Blinken touched down in the Afghan capital less than 24 hours after the United States and the NATO coalition formally announced they would withdraw their troops from the country after nearly two decades.
In remarks during his meeting with Afghan President Ashraf Ghani, the top US diplomat said he “wanted to demonstrate, with my visit, the ongoing commitment of the United States to the Islamic Republic and the people of Afghanistan,” according to the press pool traveling with Blinken.
“The partnership is changing, but the partnership is enduring,” he said.
Ghani said that he respected the US decision and “are adjusting our priorities.”
Prior to that meeting, Blinken told US troops at the American embassy that the reason he was there “so quickly after the President’s speech last night is to demonstrate literally, by our presence, that we have an enduring, an ongoing commitment to Afghanistan.”
“What you and your predecessors did over the last 20 years is really extraordinary.”
President Joe Biden said Wednesday he would withdraw US troops from Afghanistan before September 11, the 20th anniversary of the terrorist attacks on the World Trade Center and the Pentagon that launched the war.
Biden said the withdrawal will begin on May 1, in line with an agreement President Donald Trump’s administration made with the Taliban.

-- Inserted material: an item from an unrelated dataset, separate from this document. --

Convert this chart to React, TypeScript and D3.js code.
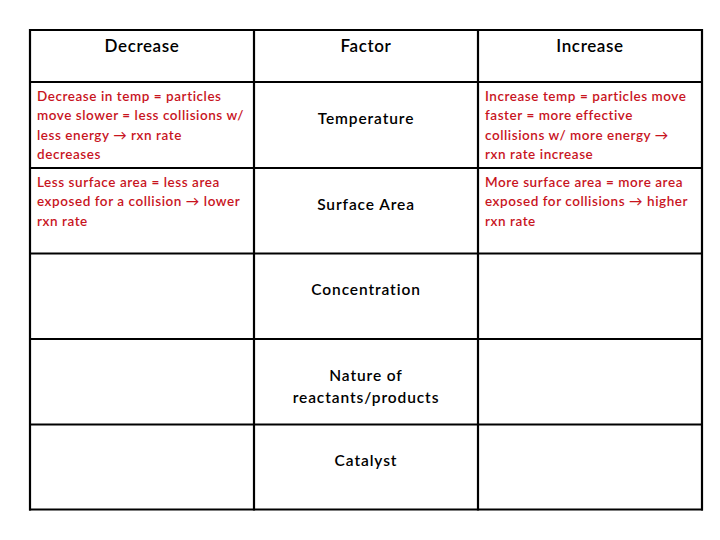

Some US troops will remain to protect American diplomats, though officials have declined to provide a precise number.
Biden said American diplomatic and humanitarian efforts will continue in Afghanistan and that the US will support peace efforts between the Afghan government and the Taliban. But he was unequivocal that two decades after it began, the Afghanistan War is ending.
This story has been updated with additional information.